An alternative seems to be a Champion dual fuel generator; but that thing weighs a ton and I'm not sure how it compares otherwise. They seem to be highly rated, but the weight of it is enough to turn me away. My SUV can barely haul my little trailer uphill as it is without another 100 lbs of weight. For anyone where weight is no concern though, that could be a much more affordable option.

Also, I've never used any generator; where do you put them? I'm not sure if it would fit on the tongue, and anyway how do you secure it? If it's not holding any gas, would it be ok to keep inside the car or trailer? If it's been filled with gas and empty would it give off fumes? What if I decide to bring along a can of gas for backup; not sure where to put that either.

Sorry to tack on such a newbie question.

thanks,
Holly
Having just gone through the process I would probably just buy one from Genconnex already converted. I enjoyed the process of doing it myself, but it did take a while and I had a problem with one of the bolts that wouldn't come loose. Completely stripped it and had to pay someone to take it out for me.

With the Genconnex system, once you convert it, it only runs on propane. As part of the process, you completely remove the gasoline tank.
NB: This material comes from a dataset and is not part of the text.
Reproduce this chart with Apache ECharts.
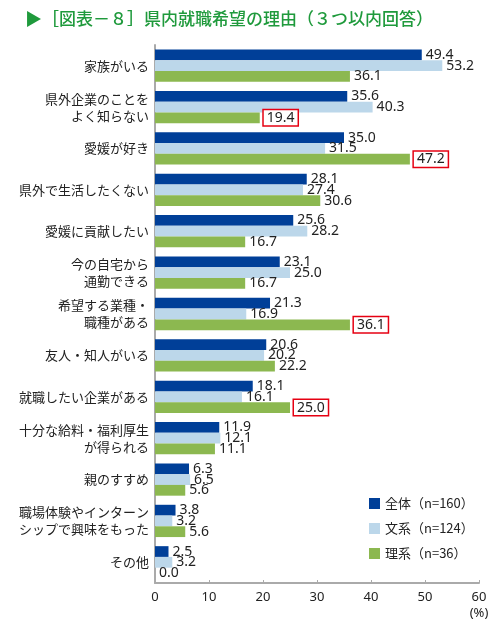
<!DOCTYPE html>
<html>
<head>
<meta charset="utf-8">
<script src="https://cdn.jsdelivr.net/npm/echarts@6/dist/echarts.min.js"></script>
<style>
html, body { margin: 0; padding: 0; background: #fff; }
#chart { width: 500px; height: 622px; }
</style>
</head>
<body>
<div id="chart"></div>
<script>
const categories = [
    '家族がいる',
    '県外企業のことを\nよく知らない',
    '愛媛が好き',
    '県外で生活したくない',
    '愛媛に貢献したい',
    '今の自宅から\n通勤できる',
    '希望する業種・\n職種がある',
    '友人・知人がいる',
    '就職したい企業がある',
    '十分な給料・福利厚生\nが得られる',
    '親のすすめ',
    '職場体験やインターン\nシップで興味をもった',
    'その他'
];
const seriesNames = ['全体（n=160）', '文系（n=124）', '理系（n=36）'];
const allValues = [49.4, 35.6, 35.0, 28.1, 25.6, 23.1, 21.3, 20.6, 18.1, 11.9, 6.3, 3.8, 2.5];
const bunkeiValues = [53.2, 40.3, 31.5, 27.4, 28.2, 25.0, 16.9, 20.2, 16.1, 12.1, 6.5, 3.2, 3.2];
const rikeiValues = [36.1, 19.4, 47.2, 30.6, 16.7, 16.7, 36.1, 22.2, 25.0, 11.1, 5.6, 5.6, 0.0];
// 理系で枠囲みされている項目
const boxedRikei = [1, 2, 6, 8];

const colors = ['#003f98', '#bcd7ea', '#8cb850'];

const chart = echarts.init(document.getElementById('chart'));

const baseLabel = {
    show: true,
    position: 'right',
    distance: 4,
    color: '#222',
    fontSize: 14,
    fontFamily: 'Noto Sans',
    formatter: p => p.value.toFixed(1)
};

function makeData(values, boxed) {
    return values.map((v, i) => {
        if (boxed && boxed.indexOf(i) >= 0) {
            return {
                value: v,
                label: {
                    borderColor: '#e60012',
                    borderWidth: 1.5,
                    backgroundColor: '#fff',
                    padding: [1, 3, 0, 3]
                }
            };
        }
        return v;
    });
}

chart.setOption({
    animation: false,
    color: colors,
    title: {
        text: '▶［図表－８］県内就職希望の理由（３つ以内回答）',
        left: 20,
        top: 5,
        textStyle: {
            color: '#1f9a3c',
            fontSize: 17,
            fontWeight: 500,
            fontFamily: 'Noto Sans CJK JP'
        }
    },
    legend: {
        orient: 'vertical',
        left: 364,
        top: 492,
        itemWidth: 11,
        itemHeight: 11,
        itemGap: 12,
        icon: 'rect',
        textStyle: {
            fontSize: 13,
            color: '#222',
            fontFamily: 'Noto Sans CJK JP'
        },
        data: seriesNames
    },
    grid: {
        left: 155,
        right: 21,
        top: 45,
        bottom: 39,
        containLabel: false
    },
    xAxis: {
        type: 'value',
        min: 0,
        max: 60,
        interval: 10,
        axisLine: { show: true, lineStyle: { color: '#aaa', width: 2 } },
        axisTick: { show: true, inside: true, length: 3, lineStyle: { color: '#aaa' } },
        splitLine: { show: false },
        axisLabel: {
            color: '#222',
            fontSize: 13,
            margin: 6,
            fontFamily: 'Noto Sans',
            formatter: v => (v === 60 ? '60\n(%)' : String(v)),
            lineHeight: 16
        }
    },
    yAxis: {
        type: 'category',
        inverse: true,
        data: categories,
        axisLine: { show: true, lineStyle: { color: '#aaa', width: 2 } },
        axisTick: { show: false },
        axisLabel: {
            color: '#222',
            fontSize: 13,
            margin: 6,
            lineHeight: 17,
            fontFamily: 'Noto Sans CJK JP'
        }
    },
    series: [
        {
            name: seriesNames[0],
            type: 'bar',
            data: makeData(allValues),
            barGap: '0%',
            barCategoryGap: '22%',
            label: baseLabel
        },
        {
            name: seriesNames[1],
            type: 'bar',
            data: makeData(bunkeiValues),
            label: baseLabel
        },
        {
            name: seriesNames[2],
            type: 'bar',
            data: makeData(rikeiValues, boxedRikei),
            label: baseLabel
        }
    ]
});
</script>
</body>
</html>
I think folks here have talked about converting it back, but it's not a simultaneous system as with some of the other conversions.

I chose to go with the propane conversion because I didn't want to store gasoline and didn't want it stored inside my generator.

Also, as I don't have a quick-connect on my AS, I asked them to send me a 12' hose so that I could connect the generator to one of my tanks to run it.